Mercury’s toxic properties have been apparent for centuries. Nonetheless, from the time of the first Emperor of China on, doctors have been fascinated with the metal’s purported curative properties. In the 19th and early 20th centuries, health practitioners blithely used mercury as a medical treatment for everything from syphilis to teething discomfort to dysentery.

As early as the 1820s, some healers began to object to the practice of “giving poison as medicine,” but, in many branches of medicine, physicians remained enthusiastic. In the late 1890s, for example, the prestigious scientific journal The Lancet published case studies broadcasting doctors’ seemingly successful use of mercury for the treatment of heart disease. Referring to a mercurous chloride compound called calomel (also called the “blue pill”), Dr. Arthur Foxwell in Birmingham praised, in September 1895, mercury’s “unique” virtues as a cardiac tonic capable of “freeing” a sluggish heart of “half its labour.”
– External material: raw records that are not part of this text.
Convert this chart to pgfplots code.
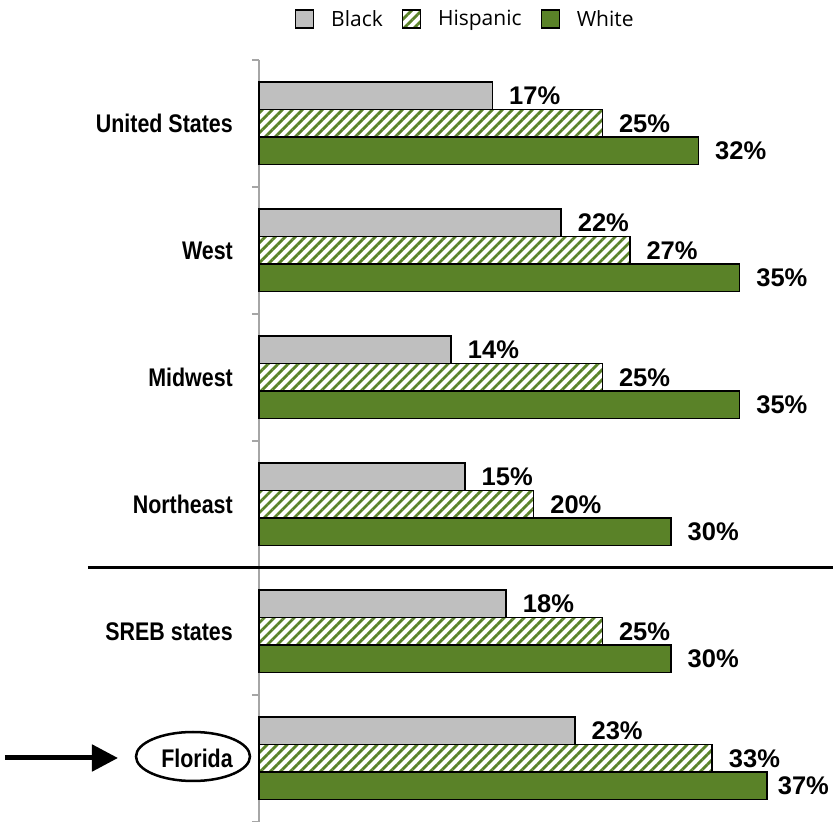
\documentclass[border=0pt]{standalone}
\usepackage{fontspec}
\setmainfont{Liberation Sans}
\newfontfamily\catfont{Liberation Sans}[FakeStretch=0.84]
\newfontfamily\legfont{Open Sans}
\usepackage{pgfplots}
\pgfplotsset{compat=1.18}
\usetikzlibrary{patterns.meta,arrows.meta}

\definecolor{bargray}{RGB}{191,191,191}
\definecolor{bargreen}{RGB}{90,130,40}
\definecolor{axgray}{RGB}{166,166,166}

\begin{document}
\begin{tikzpicture}
\begin{axis}[
  scale only axis, width=574pt, height=762pt,
  at={(0pt,0pt)}, anchor=south west,
  xmin=0, xmax=41.8, ymin=-0.5, ymax=5.5,
  hide x axis, axis y line*=left,
  y axis line style={draw=axgray, line width=2pt},
  ytick={0,...,5},
  yticklabels={,SREB states,Northeast,Midwest,West,United States},
  major tick length=0pt,
  minor ytick={-0.5,0.5,...,5.5},
  minor tick length=7pt, tick align=outside,
  minor tick style={draw=axgray, line width=1.5pt},
  yticklabel style={font=\catfont\bfseries\fontsize{25.5}{30}\selectfont, inner sep=0pt, xshift=-26pt},
  xbar, bar width=27.5pt, clip=false,
  point meta=x,
  nodes near coords={\pgfmathprintnumber[assume math mode=true]{\pgfplotspointmeta}\%},
  every node near coord/.append style={font=\bfseries\fontsize{25.5}{30}\selectfont, text=black, anchor=west, inner sep=0pt},
  legend style={at={(axis description cs:0.0627,1.0538)}, anchor=west, draw=none,
    inner sep=0pt, outer sep=0pt, font=\legfont\fontsize{21}{25}\selectfont,
    nodes={inner sep=0pt},
    /tikz/every odd column/.append style={column sep=17pt},
    /tikz/every even column/.append style={column sep=19pt}},
  legend columns=-1,
  legend image code/.code={\draw[#1, line width=1.2pt] (0pt,-9pt) rectangle (18pt,9pt);},
]
% Black
\addplot[draw=black, line width=1.5pt, fill=bargray, bar shift=27.5pt,
  every node near coord/.append style={xshift=16pt}]
  coordinates {(17,5) (22,4) (14,3) (15,2) (18,1) (23,0)};
% Hispanic
\addplot[draw=black, line width=1.5pt, bar shift=0pt,
  pattern={Lines[angle=45,distance=7.07pt,line width=2.8pt]}, pattern color=bargreen,
  every node near coord/.append style={xshift=16pt}]
  coordinates {(25,5) (27,4) (25,3) (20,2) (25,1) (33,0)};
% White
\addplot[draw=black, line width=1.5pt, fill=bargreen, bar shift=-27.5pt,
  visualization depends on={y \as \rawy},
  every node near coord/.append style={xshift={ifthenelse(\rawy<0.5,10,16)}}]
  coordinates {(32,5) (35,4) (35,3) (30,2) (30,1) (37,0)};
\legend{Black,Hispanic,White}
\end{axis}
\draw[line width=3pt] (-171pt,254pt) -- (574pt,254pt);
\draw[line width=2.5pt] (-66pt,65.5pt) ellipse [x radius=57pt, y radius=24.5pt];
\node[font=\catfont\bfseries\fontsize{25.5}{30}\selectfont, inner sep=0pt] at (-62pt,64pt) {Florida};
\draw[line width=5pt, -{Triangle[length=26pt,width=26pt]}] (-254pt,64pt) -- (-141pt,64pt);
\pgfresetboundingbox
\useasboundingbox (-259pt,0pt) rectangle (574pt,822pt);
\end{tikzpicture}
\end{document}
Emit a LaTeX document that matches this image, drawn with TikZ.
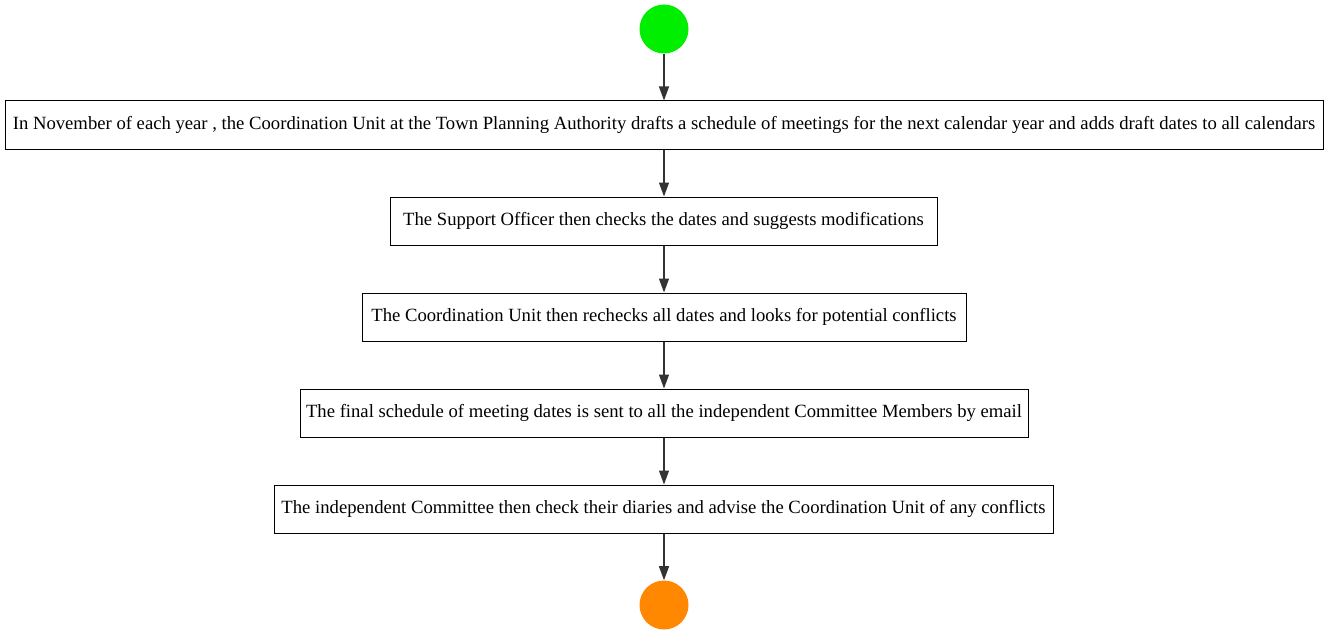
\documentclass[tikz,border=0pt]{standalone}
\usepackage{fontspec}
\setmainfont{Liberation Serif}
\usetikzlibrary{arrows.meta}
\begin{document}
\begin{tikzpicture}[x=0.75pt,y=-0.75pt,
  stepbox/.style={draw=black,line width=0.75pt,fill=white,minimum height=36pt,inner sep=0pt,font=\fontsize{14pt}{16pt}\selectfont},
  startdot/.style={circle,fill={rgb,255:red,0;green,238;blue,0},minimum size=36.75pt,inner sep=0pt},
  enddot/.style={circle,fill={rgb,255:red,255;green,136;blue,0},minimum size=36.75pt,inner sep=0pt},
  flow/.style={draw={rgb,255:red,51;green,51;blue,51},line width=0.9pt,-{Triangle[length=10.5pt,width=7.5pt]}}]
\useasboundingbox (0,0) rectangle (1328,635);
\node[startdot] (s) at (664,29) {};
\node[stepbox,minimum width=988.5pt] (a) at (664,125) {In November of each year , the Coordination Unit at the Town Planning Authority drafts a schedule of meetings for the next calendar year and adds draft dates to all calendars};
\node[stepbox,minimum width=410.25pt] (b) at (663.5,221) {The Support Officer then checks the dates and suggests modifications};
\node[stepbox,minimum width=453pt] (c) at (664,317) {The Coordination Unit then rechecks all dates and looks for potential conflicts};
\node[stepbox,minimum width=546pt] (d) at (664,413) {The final schedule of meeting dates is sent to all the independent Committee Members by email};
\node[stepbox,minimum width=584.25pt] (e) at (663.5,509) {The independent Committee then check their diaries and advise the Coordination Unit of any conflicts};
\node[enddot] (f) at (664,605) {};
\draw[flow] (s) -- (a);
\draw[flow] (a) -- (a|-b.north);
\draw[flow] (a|-b.south) -- (a|-c.north);
\draw[flow] (c) -- (d);
\draw[flow] (d) -- (a|-e.north);
\draw[flow] (a|-e.south) -- (f);
\end{tikzpicture}
\end{document}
Over a century later, the medical perspective on mercury and heart disease has come to look quite different. Although many researchers have focused heavily on mercury’s neurotoxicity in children, others acknowledge that, in adults, the cardiovascular system may be exquisitely vulnerable to mercury’s toxic effects. A simple search using the terms “mercury” and “heart disease” in PubMed (the National Institutes of Health database) pulls up ample documentation detailing a higher prevalence of cardiovascular disease in individuals who have higher blood levels of mercury. Mercury damages the cardiovascular system even at low concentrations of exposure.

Effects of Mercury on the Heart

Researchers who acknowledge that mercury exposure increases cardiovascular risk often profess ignorance about the underlying cellular mechanisms of harm. However, a trio of relatively recent articles makes it apparent that scientists actually know quite a bit about how mercury exerts its cardiotoxic effects. Two of the reports, published in 2011 in the Journal of Clinical Hypertension and in 2014 in the Journal of Cardiovascular Diseases & Diagnosis, are authored by Vanderbilt University professor and hypertension expert Mark Houston, who has published extensively on hypertension and heart disease since the 1980s. Dr. Houston began turning his attention to the ramifications of mercury exposure for heart disease a decade ago. A newer study, a review by Italian researcher Giuseppe Genchi and colleagues that appeared in the International Journal of Environmental Research and Public Health in 2017, also reviews mercury’s overall toxicity and specific cardiovascular effects.